In practice, this means that a Bahraini court is unlikely to find any founder, partner, capital owner, manager director or shareholders liable in any initial case filed against the company and any one of them as co-defendants, and that such liability will only be established in a subsequent case where a creditor, despite exerting all possible means of recovery from the company, failed with such attempts.
This has been evident in various recent Challenges which were considered by the Bahraini Court of Cassation including Challenge No. 1652 J.Y. 2019 where a creditor was unable to execute a judgment issued in his favour in an initial proceeding against a company due to the company’s cessation from practicing its activities and its removal from the commercial registry. In this respect, the Bahraini Court of Cassation stated:
“The failure of members of its board of directors, and those authorized to sign on its behalf, to take measures to dissolve and liquidate the company to the extent that preserves the rights of others, and their arrangement for obligations on the company despite their uncertainty of its ability to fulfil them, requires that they be responsible in their private funds for the damages suffered.”
This has also been confirmed by the Bahraini Court of Cassation in Challenge No. 1328 J.Y. 2019 wherein the appellant, upon executing an earlier judgment issued in his favour, was unsuccessful in recovering the judgment amount from the company as a result of the shareholders causing the company to be voluntarily liquidated. In finding the shareholders personally liable for the debts of the company as a result of the voluntary liquidation of the company, the Court explained:
“This indicates their foul intention to evade the payment of the company’s debts deeming them liable for the company’s debts, in all their personal monies, by virtue of Article 18 bis of the Commercial Companies Law.”
Ultimately, the determination of whether corporate veil should be pierced under Article 18 Bis is at the discretion of the court considering the role which the persons named in the said Article played in causing the company not to be able to meet its obligations.
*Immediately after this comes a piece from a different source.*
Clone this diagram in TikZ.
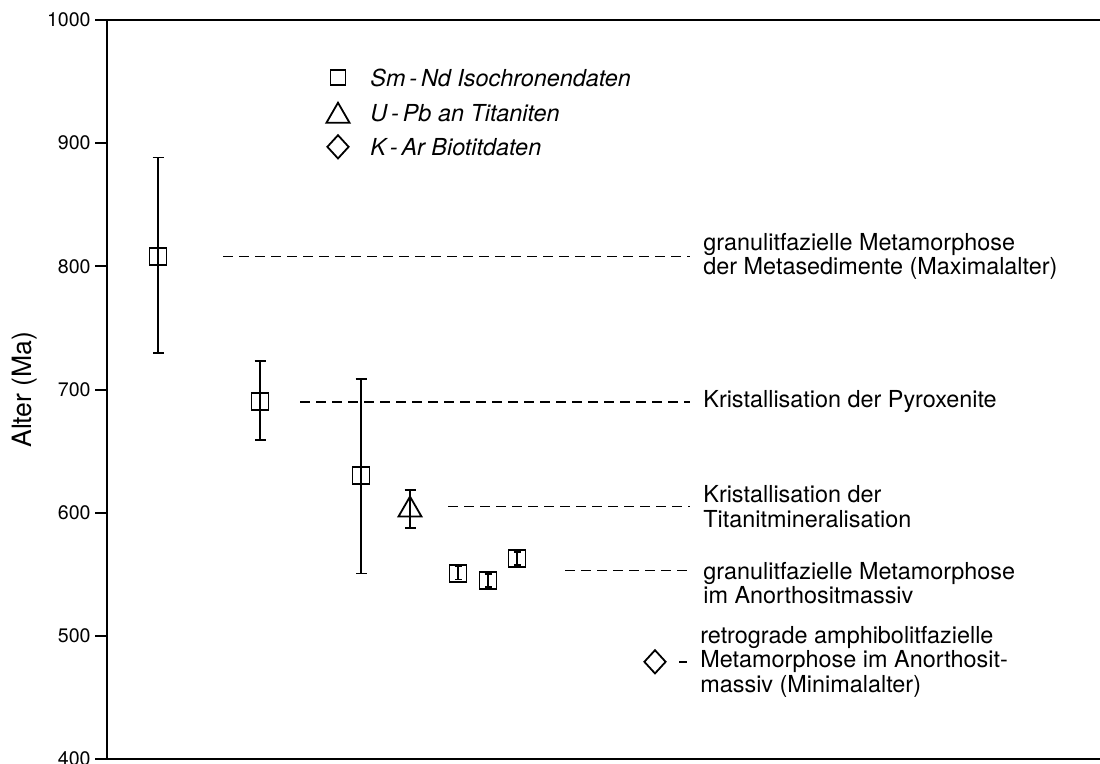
\documentclass[tikz,border=0pt]{standalone}
\usepackage{fontspec}
\setmainfont{TeX Gyre Heros}
\usetikzlibrary{arrows.meta, positioning, shapes.geometric}

\begin{document}
\begin{tikzpicture}[
  x=0.5pt, y=0.616pt,
  font=\fontsize{11.7}{12.2}\selectfont,
  axis/.style={line width=1pt},
  ebar/.style={line width=0.9pt, {Bar[width=5.5pt]}-{Bar[width=5.5pt]}},
  smallbar/.style={line width=0.8pt, {Bar[width=3.5pt]}-{Bar[width=3.5pt]}},
  guide/.style={line width=0.7pt, dash pattern=on 5pt off 3pt},
  sqmark/.style={draw, line width=0.9pt, rectangle, minimum size=8.5pt, inner sep=0pt},
  trimark/.style={draw, line width=0.9pt, regular polygon, regular polygon sides=3, minimum size=13.3pt, inner sep=0pt},
  dimark/.style={draw, line width=0.9pt, diamond, minimum width=11pt, minimum height=12pt, inner sep=0pt},
  agelabel/.style={anchor=west, align=left, inner xsep=6.5pt, inner ysep=0pt},
  legtext/.style={anchor=west, inner sep=0pt, font=\fontsize{11.7}{12.2}\selectfont\itshape}
]
\useasboundingbox (0,396.75) rectangle (1100,1016.2);

% axes
\draw[axis] (1100,1000) -- (107,1000) -- (107,400) -- (1100,400);
\foreach \a in {400,500,...,1000} {
  \draw[axis] (95,\a) -- (107,\a);
  \node[anchor=east, inner sep=0pt, font=\fontsize{9.8}{10}\selectfont] (tick\a) at (91,\a) {\a};
}
\node[rotate=90, font=\fontsize{13.3}{14}\selectfont] (ylab) at (25,700) {Alter (Ma)};

% legend
\node[sqmark, minimum size=7.5pt] (legsq) at (338,953) {};
\node[trimark] (legtri) at (338,922) {};
\node[dimark] (legdi) at (338,897) {};
\node[legtext] (leg1) at (370,953) {Sm\,-\,Nd Isochronendaten};
\node[legtext] (leg2) at (370,924) {U\,-\,Pb an Titaniten};
\node[legtext] (leg3) at (370,897) {K\,-\,Ar Biotitdaten};

% data
\draw[ebar] (158,729) -- (158,889);
\node[sqmark] (sq1) at (158,808) {};
\draw[ebar] (260,658) -- (260,724);
\node[sqmark] (sq2) at (260,690) {};
\draw[ebar] (361,550) -- (361,709);
\node[sqmark] (sq3) at (361,630) {};
\draw[ebar] (410,587) -- (410,619);
\node[trimark] (tri) at (410,602.3) {};
\draw[smallbar] (458,545) -- (458,557);
\node[sqmark] (sq4) at (458,551) {};
\draw[smallbar] (488,539) -- (488,551);
\node[sqmark] (sq5) at (488,545) {};
\draw[smallbar] (517,557) -- (517,569);
\node[sqmark] (sq6) at (517,563) {};
\node[dimark] (dia) at (655,479) {};

% interpretation
\node[agelabel] (lab1) at (690,808) {granulitfazielle Metamorphose\\der Metasedimente (Maximalalter)};
\node[agelabel] (lab2) at (690,690) {Kristallisation der Pyroxenite};
\node[agelabel] (lab3) at (690,605) {Kristallisation der\\Titanitmineralisation};
\node[agelabel] (lab4) at (690,543) {granulitfazielle Metamorphose\\im Anorthositmassiv};
\node[agelabel, inner xsep=6.5pt] (lab5) at (687,479) {retrograde amphibolitfazielle\\Metamorphose im Anorthosit-\\massiv (Minimalalter)};

\coordinate (g1) at (223,808);
\coordinate (g2) at (300,690);
\coordinate (g3) at (448,605);
\coordinate (g4) at (565,553);
\coordinate (g5) at (679,479);
\draw[guide] (g1) -- (lab1.west);
\draw[guide] (g2) -- (lab2.west);
\draw[guide] (g3) -- (lab3.west);
\draw[guide] (g4) -- (g4 -| lab4.west);
\draw[line width=0.7pt] (g5) -- (lab5.west);
\end{tikzpicture}
\end{document}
Having said that, courts have adopted a rather restrictive approach to the piercing of the corporate veil.
The principle of a company’s separate personality is possibly the most prevalent rule in corporate jurisprudence, being the subject of extensive litigation and a great deal of conflict historically.
It is a concept whereby a company is considered to be independent from its directors and shareholders, assuming responsibility for its own debts and liabilities. Through examining numerous Challenges considered by the Bahraini Court of Cassation, it has been confirmed that the rule is in fact very well-established in Bahraini jurisprudence deeming it strenuous for courts to depart therefrom.
The intent of the Bahraini Legislator to hold the founders, partners, shareholders, capital owners, managers and directors of shareholding companies and limited liability companies liable in their own personal monies for any loss suffered by the company, shareholders, partners or third parties has faltered in my opinion as a result of the requirement to exhaust all possible means of enforcement against the company in an initial case, necessitating the filing of a subsequent case against any other persons who may be held liable under Article 18 Bis. This has resulted in lengthy and very costly legal proceedings with creditors having to pay a premium before they are afforded justice.